Finding Grandpa's Boat

Verity Fish Market

Freeport Historic Photographs, Freeport Historical Society, Freeport Historic Photographs,
Freeport Historical Society & Museum, 2008-08-20. “Verity & Van Nostrand Sea Food Shack”

https://cdm16694.contentdm.oclc.org/digital/collection/p15281coll12/id/2471/rec/29


Confession to my assistors: I stall hate smoked eels.

For over four decades, I deeply desired to find my grandfather's last Verity skiff.  Time was running out.  I own a corporation that takes up a good amount of my time.  I was also at the point where I had the energy to do one more "full" multi-year boat restoration.  I am a forty-year-old stuck in a 62-year-old body.   

The search included boating forums, old boat listing sites, and walking marinas looking at boneyard boats, hoping to find "her."  I searched newspaper classified ads to put together the few things I had to go on.  Oddly, the classifieds turned out to be a study of size, power, and configurations over a 114-year time frame. The oldest information I found was in a 1910 Motor Boat magazine.

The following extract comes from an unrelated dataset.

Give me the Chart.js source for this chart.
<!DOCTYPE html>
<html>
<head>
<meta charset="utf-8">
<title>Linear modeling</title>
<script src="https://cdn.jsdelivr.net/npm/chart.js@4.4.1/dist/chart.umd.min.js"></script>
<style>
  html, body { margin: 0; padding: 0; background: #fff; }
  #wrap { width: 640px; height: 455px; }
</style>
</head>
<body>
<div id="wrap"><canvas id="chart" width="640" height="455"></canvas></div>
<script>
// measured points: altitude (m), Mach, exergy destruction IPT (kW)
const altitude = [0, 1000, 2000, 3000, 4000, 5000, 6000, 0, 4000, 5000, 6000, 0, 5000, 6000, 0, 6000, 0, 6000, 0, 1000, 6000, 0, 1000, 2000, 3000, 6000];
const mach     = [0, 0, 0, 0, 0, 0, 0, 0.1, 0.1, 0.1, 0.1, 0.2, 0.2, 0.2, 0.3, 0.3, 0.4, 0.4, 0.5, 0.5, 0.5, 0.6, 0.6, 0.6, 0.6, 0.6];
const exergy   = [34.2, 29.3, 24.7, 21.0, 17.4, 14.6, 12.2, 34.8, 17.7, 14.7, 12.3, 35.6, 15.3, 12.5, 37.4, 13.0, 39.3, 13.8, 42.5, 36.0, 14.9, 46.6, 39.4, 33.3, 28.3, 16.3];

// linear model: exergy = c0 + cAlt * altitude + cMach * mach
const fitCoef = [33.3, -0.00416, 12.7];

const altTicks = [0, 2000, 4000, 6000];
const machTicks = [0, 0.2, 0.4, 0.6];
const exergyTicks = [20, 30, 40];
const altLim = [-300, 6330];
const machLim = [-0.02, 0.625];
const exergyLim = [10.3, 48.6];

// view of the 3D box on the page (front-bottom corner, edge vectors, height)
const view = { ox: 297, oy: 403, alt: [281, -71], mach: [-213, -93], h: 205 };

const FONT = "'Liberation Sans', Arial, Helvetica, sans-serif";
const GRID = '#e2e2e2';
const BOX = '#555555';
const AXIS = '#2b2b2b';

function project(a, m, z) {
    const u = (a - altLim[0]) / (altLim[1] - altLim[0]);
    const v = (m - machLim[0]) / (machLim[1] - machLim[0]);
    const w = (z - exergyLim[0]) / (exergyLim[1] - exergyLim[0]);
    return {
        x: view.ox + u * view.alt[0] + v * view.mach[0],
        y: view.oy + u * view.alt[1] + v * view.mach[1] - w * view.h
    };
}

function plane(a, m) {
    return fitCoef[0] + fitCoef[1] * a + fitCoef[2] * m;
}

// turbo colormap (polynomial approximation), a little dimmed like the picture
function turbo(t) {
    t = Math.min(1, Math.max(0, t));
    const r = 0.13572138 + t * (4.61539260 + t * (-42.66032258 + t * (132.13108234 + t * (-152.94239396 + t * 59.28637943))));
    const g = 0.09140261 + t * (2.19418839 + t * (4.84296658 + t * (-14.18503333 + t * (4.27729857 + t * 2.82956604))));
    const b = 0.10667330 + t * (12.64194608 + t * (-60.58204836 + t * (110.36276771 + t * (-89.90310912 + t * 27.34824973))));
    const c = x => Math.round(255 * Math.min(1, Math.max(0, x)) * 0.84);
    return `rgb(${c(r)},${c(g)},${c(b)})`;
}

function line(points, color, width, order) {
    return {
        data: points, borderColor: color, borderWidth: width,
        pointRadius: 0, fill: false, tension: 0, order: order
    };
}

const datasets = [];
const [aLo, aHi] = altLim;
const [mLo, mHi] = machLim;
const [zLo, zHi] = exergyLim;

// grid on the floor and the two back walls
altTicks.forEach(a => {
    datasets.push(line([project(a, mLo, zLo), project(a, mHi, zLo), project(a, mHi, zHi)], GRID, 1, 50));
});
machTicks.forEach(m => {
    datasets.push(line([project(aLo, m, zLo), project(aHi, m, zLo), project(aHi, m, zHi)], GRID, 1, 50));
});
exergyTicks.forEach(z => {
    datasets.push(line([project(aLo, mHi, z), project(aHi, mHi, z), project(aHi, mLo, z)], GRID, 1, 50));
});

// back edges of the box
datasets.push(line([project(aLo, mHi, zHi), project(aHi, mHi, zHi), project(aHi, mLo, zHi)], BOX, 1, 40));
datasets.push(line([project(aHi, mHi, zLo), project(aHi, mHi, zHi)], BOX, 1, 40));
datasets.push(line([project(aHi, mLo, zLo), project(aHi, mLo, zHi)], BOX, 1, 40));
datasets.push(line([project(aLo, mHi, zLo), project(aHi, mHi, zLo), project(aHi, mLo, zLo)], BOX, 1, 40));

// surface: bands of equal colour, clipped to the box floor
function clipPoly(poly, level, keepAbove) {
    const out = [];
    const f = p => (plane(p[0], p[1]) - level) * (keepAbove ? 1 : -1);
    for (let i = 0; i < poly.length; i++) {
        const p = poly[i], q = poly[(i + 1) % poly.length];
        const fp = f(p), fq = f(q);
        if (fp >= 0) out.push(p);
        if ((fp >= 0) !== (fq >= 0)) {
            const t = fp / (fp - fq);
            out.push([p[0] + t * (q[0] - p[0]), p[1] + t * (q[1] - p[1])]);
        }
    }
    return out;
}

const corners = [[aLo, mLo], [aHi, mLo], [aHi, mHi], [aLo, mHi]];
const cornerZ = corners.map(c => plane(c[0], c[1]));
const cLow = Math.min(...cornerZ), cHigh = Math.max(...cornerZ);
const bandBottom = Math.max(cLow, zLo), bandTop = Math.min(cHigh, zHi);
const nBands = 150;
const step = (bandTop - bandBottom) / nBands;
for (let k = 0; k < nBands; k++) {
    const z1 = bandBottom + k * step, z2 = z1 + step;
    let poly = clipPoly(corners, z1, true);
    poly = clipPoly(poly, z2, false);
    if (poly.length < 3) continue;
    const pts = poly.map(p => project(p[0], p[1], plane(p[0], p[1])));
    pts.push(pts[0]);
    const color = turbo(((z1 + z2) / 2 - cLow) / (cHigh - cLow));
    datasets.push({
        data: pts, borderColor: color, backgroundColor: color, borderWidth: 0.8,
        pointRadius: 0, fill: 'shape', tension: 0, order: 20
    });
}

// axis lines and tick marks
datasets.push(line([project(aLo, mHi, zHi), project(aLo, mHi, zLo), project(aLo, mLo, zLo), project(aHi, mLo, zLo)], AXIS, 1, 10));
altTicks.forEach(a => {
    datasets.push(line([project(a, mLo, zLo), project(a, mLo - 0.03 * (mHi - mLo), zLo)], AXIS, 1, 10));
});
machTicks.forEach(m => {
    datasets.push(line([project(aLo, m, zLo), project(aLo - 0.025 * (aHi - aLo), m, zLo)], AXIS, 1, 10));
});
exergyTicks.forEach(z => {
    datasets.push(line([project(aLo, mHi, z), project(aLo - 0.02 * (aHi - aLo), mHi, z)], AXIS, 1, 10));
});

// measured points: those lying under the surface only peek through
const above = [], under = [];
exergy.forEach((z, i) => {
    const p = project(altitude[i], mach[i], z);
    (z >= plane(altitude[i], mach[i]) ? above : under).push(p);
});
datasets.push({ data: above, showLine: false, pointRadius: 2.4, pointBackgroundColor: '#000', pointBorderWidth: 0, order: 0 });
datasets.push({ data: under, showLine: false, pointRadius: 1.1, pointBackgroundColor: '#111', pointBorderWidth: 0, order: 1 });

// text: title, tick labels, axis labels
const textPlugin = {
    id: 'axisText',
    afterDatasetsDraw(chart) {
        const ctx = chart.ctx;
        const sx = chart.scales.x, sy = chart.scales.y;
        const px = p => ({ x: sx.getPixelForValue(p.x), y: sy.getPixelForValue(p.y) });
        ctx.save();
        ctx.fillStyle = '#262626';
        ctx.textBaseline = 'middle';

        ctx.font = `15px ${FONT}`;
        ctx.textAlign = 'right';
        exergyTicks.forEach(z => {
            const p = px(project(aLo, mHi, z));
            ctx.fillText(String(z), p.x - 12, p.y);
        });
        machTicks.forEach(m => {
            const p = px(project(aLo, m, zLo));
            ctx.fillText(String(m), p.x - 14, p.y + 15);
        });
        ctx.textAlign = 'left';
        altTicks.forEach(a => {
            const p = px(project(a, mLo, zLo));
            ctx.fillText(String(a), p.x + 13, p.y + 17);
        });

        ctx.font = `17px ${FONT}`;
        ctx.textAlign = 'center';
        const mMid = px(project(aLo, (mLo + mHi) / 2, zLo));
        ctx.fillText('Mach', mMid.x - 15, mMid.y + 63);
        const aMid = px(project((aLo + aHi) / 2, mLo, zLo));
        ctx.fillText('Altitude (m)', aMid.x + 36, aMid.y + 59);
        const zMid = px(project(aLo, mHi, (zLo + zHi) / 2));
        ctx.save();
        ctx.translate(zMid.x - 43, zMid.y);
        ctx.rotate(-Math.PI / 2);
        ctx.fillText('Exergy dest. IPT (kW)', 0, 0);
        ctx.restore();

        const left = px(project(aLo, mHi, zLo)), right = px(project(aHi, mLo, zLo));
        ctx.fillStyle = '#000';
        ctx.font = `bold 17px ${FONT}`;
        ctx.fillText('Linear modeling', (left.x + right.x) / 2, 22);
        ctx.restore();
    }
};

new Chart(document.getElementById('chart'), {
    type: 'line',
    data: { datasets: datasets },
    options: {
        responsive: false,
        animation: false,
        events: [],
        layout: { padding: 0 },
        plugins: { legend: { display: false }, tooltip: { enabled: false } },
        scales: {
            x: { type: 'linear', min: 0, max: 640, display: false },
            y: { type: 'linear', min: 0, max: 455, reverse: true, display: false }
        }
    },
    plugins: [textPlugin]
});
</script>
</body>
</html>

One key source should have been my dad.  But his stories grew in size as I got older.  Luckily, my godfather William Wright, an aviation engineer, was a great help.  The skiff for which we looked for together was a 24-footer, with helm steering on the port (left) side and dual front port holes forward.  The skiff was a powerhouse.  

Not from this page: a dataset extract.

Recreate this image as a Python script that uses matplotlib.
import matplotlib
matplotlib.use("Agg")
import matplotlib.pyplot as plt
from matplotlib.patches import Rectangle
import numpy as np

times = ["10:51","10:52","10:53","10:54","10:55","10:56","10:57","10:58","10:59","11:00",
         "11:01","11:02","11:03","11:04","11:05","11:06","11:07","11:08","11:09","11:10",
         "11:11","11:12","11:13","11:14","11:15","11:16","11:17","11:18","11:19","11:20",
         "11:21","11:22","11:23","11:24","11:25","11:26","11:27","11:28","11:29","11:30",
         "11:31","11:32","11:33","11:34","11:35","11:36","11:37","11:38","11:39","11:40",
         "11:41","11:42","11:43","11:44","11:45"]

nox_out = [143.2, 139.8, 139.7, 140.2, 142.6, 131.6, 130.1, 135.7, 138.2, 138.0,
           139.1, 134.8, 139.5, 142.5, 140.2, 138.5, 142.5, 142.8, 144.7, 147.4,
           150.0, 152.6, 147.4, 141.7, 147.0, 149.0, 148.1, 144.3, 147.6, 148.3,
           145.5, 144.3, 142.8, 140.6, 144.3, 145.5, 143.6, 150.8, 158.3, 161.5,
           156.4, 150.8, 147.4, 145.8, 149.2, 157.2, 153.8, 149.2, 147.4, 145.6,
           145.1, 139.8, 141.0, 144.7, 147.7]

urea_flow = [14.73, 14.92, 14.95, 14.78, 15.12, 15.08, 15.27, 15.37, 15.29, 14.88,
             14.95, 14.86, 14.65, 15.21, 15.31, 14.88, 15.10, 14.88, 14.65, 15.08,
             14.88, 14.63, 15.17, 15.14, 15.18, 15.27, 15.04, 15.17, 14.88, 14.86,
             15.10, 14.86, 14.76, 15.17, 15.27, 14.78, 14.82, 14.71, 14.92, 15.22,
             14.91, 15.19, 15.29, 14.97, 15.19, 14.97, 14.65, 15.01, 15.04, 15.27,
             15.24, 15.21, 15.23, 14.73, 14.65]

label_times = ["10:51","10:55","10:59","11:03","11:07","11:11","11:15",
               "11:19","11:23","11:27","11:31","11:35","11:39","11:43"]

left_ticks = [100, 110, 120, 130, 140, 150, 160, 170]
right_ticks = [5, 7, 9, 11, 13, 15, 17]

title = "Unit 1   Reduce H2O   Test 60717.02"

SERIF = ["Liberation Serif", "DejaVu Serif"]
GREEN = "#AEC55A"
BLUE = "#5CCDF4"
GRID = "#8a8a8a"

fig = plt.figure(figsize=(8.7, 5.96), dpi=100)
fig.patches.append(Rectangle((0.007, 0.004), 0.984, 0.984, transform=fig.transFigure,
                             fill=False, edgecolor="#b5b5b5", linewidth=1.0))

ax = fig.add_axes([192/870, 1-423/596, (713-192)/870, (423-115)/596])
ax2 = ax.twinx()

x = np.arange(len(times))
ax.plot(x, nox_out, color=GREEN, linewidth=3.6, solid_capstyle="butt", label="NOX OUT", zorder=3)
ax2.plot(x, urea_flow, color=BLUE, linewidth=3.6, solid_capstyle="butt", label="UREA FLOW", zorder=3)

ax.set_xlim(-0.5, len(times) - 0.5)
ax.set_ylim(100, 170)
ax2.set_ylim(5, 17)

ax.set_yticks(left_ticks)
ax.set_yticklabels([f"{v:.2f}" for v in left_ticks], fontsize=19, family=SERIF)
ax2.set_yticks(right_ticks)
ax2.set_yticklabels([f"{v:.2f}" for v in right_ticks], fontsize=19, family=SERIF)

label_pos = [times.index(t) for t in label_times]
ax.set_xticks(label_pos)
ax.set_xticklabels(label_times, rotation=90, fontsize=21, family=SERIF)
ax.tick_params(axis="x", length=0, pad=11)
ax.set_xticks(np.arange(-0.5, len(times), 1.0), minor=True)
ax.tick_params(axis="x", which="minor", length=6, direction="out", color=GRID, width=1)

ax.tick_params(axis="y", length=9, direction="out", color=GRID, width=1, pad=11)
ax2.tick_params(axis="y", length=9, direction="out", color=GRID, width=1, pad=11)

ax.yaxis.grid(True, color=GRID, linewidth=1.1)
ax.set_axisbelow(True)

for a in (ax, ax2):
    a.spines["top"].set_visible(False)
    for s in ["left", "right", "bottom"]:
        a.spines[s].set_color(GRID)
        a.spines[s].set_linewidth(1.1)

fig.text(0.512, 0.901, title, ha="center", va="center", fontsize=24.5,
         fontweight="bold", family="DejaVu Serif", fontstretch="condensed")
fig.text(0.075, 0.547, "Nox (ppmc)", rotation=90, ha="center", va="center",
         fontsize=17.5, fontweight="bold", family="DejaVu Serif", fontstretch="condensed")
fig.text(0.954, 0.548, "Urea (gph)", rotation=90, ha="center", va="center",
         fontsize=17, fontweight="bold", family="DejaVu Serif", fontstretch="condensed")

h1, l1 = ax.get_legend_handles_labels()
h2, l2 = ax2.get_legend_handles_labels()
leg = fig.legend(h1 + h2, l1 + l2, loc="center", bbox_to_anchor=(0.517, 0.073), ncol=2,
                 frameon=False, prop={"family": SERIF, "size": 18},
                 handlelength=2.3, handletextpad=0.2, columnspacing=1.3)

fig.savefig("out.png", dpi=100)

There was a "Seaford Channel Raider" which I always had my eyes on.  That boat was being posted on forums.  However, it was being marketed as a "Jersey Skiff." The "Seaford Channel Raider" (shown below) had a nameplate saying "WILLIAMS MARINA."  The most damming information about that boat was Grandpa died three years earlier.

Granpas 1961 Skiff in 1964 ad
Boat plate

 The 1964 skiff has Verity lines in so many ways.

24'  Sea Channel Raider

In the above January, 1962 Motor Boating magazine ad showed the 1964 boat which put the Channel Raider's real age in question.

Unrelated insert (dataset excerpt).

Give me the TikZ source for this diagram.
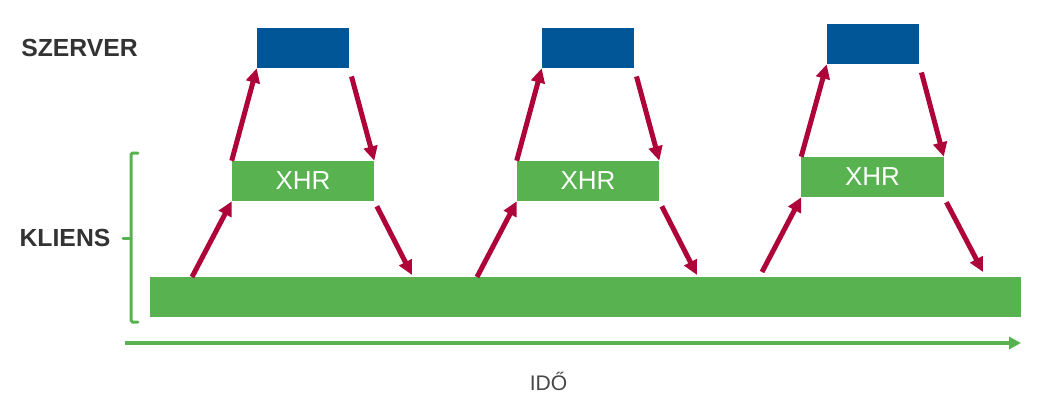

These advertisements always stated "Refined by the same builders for over 50 years".

Picking her up

The team at Woodies Restoration, replaced her gas lines and tank.  They also made sure she was well soaked before moving the skiff.  We did not want loose fasteners moving around for the 8- hour drive home. 

The video below is of a cold engine start.

Once we had her home we found her build plate.

Boat Numbers.jpg

She is a Verity Skiff, built in 1961.  The L stands for Louis, my Grandpa.  Hull number LV6124.  If I did not need it in the boat it would be on my office wall.